February 11, 2011
Mubarak’s fall heralds new power player in the Mideast: the Arab street
Hosni Mubarak’s resignation Friday from Egypt’s presidency following three weeks of intense street demonstrations raises a host of questions not just for the future of Egypt and its peace treaty with Israel, but for the entire Middle East.
The most remarkable feature of the developments in Egypt—and, several weeks before it, the ouster of the longtime dictator of Tunisia amid similar protests—is the introduction of a major new power player in the Middle East: the Arab street.
Until recently, the Arab street—essentially, popular will—often was viewed as little more than an irritant by autocratic regimes from Cairo to Tehran that sought to repress its power or, occasionally, redirect its anger against some outside foe, like Israel or the United States.
When massive street protests greeted the dubious re-election in June 2009 of Iranian President Mahmoud Ahmadinejad, popular will was successfully repressed by the government’s deadly security tactics. Eventually, popular will (in this case, the Persian street) was rendered irrelevant.
But the success of the Arab street in Egypt and Tunisia raises the prospect that people elsewhere in the autocratic Middle East will feel emboldened to rise up and seek to overthrow their unelected leaders.

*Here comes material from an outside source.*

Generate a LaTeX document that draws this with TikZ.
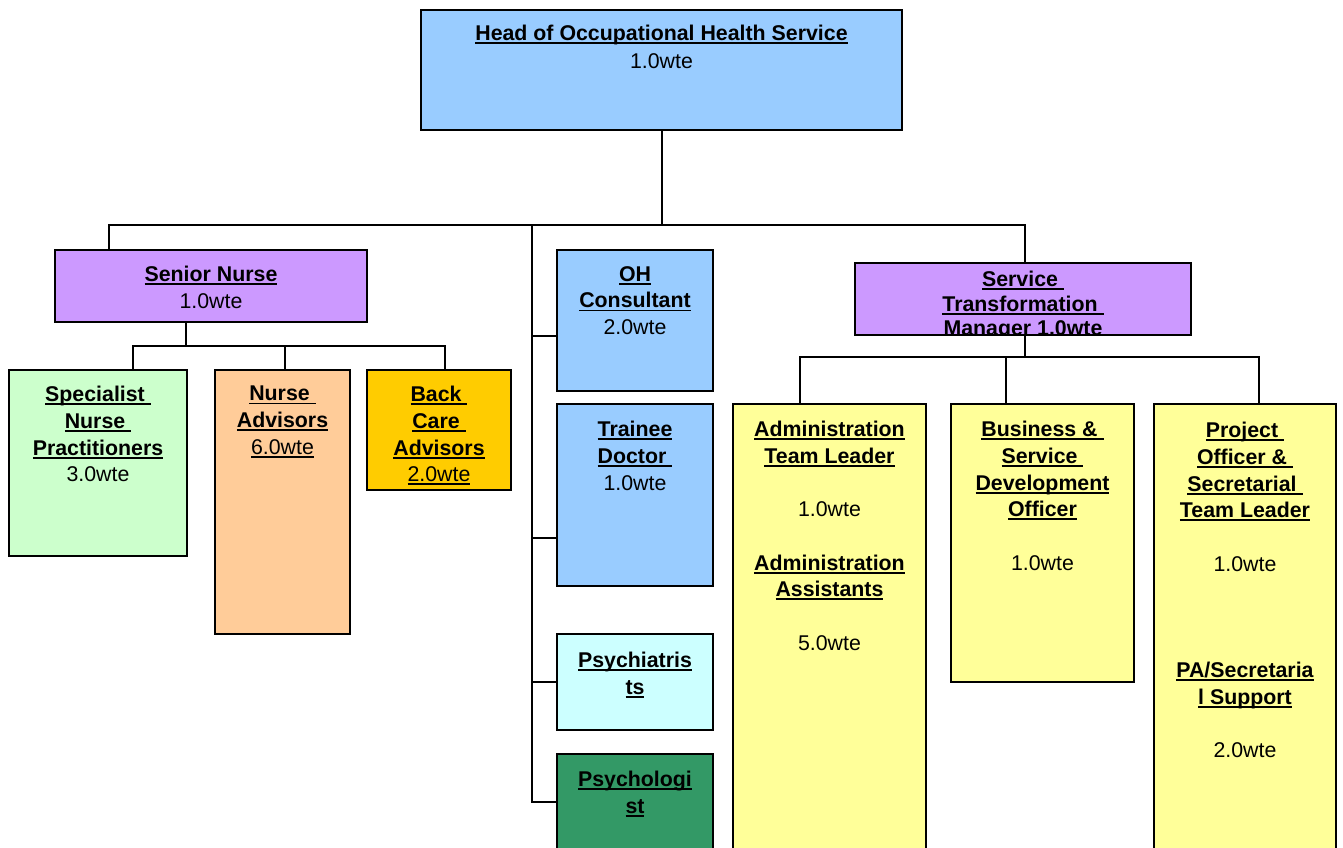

Already, protesters in Yemen and Jordan have staged massive demonstrations against their governments, and smaller protests have taken place in Algeria and Syria. In Iran, the government is trying to keep a budding protest movement in check for fear it will redirect its rage toward the regime in Tehran.
For Israel and its allies, the ascendancy of the Arab street could be a game changer.
While Israel has cultivated relationships with the leaders of many of these countries—in some cases, as in Saudi Arabia, with Washington as an intermediary—Israel remains largely reviled by the Arab street.
In Egypt and Jordan, the only two Arab countries that have full diplomatic ties with the Jewish state, professional unions still maintain a boycott against any interaction with Israeli colleagues. A 2009 Pew Research Center survey conducted in Egypt, Jordan and Lebanon showed unfavorable views of Jews at 95 percent, 97 percent and 98 percent, respectively.
So if the Arab street becomes more powerful, Israel’s relationships in the Middle East will be at risk. For example, while the governments of Israel and Saudi Arabia see eye to eye on such issues as the Iranian nuclear threat and the rising danger of Shiite power, including Hezbollah’s ascendancy in Lebanon, the Saudi people—like the people in Egypt and Jordan—are more inclined to view Israel as a hated foe rather than a country with which they share common cause.
On the other hand, if countries like Egypt or Tunisia were to become true democracies, they could become inherently more stable and less belligerent toward Israel. In this respect, Turkey could be the model: a democracy in a Muslim country whose relationship with Israel persists even at times when its government and people engage in harsh, anti-Israel rhetoric.
Until the situations in Egypt and elsewhere around the Middle East sort themselves out, it seems there’s not much Israel can do but wait and watch and pray for the best.
That’s not the case for the United States, which wields influence in Arab capitals through a combination of aid, trade and diplomacy. With future control over the reins of power uncertain, however, the United States is trying to keep all its options open.
The balancing act the Obama administration has tried to practice throughout the Egyptian crisis is a prime example of this.
With Egypt a longtime reliable and stable ally, President Obama didn’t want to alienate Mubarak in the event he stayed in power; otherwise, Washington would be viewed as a turncoat, not a friend. But if the street were to triumph, Obama did not want to be seen as an enemy of Egyptian popular will.
With Mubarak now gone, it’s not clear whether Obama’s balancing act did the trick—especially because it’s not at all clear who will lead Egypt.
If the Egyptian army controls the reins of power, either overtly or behind the scenes, it’s likely that things will not change drastically in the near term. The army, much of it funded by the $1.3 billion in annual U.S. aid to Egypt, is vested in its positive relationship with the United States and its working relationship with Israel.
Along with the Mubarak regime, the army has been key to the fight against Islamic terrorism, and it has helped contain Hamas in the Gaza Strip and kept anti-Israel elements in Egypt at bay.
The only thing that seems assured is that more uncertainty lies ahead, in Cairo and beyond.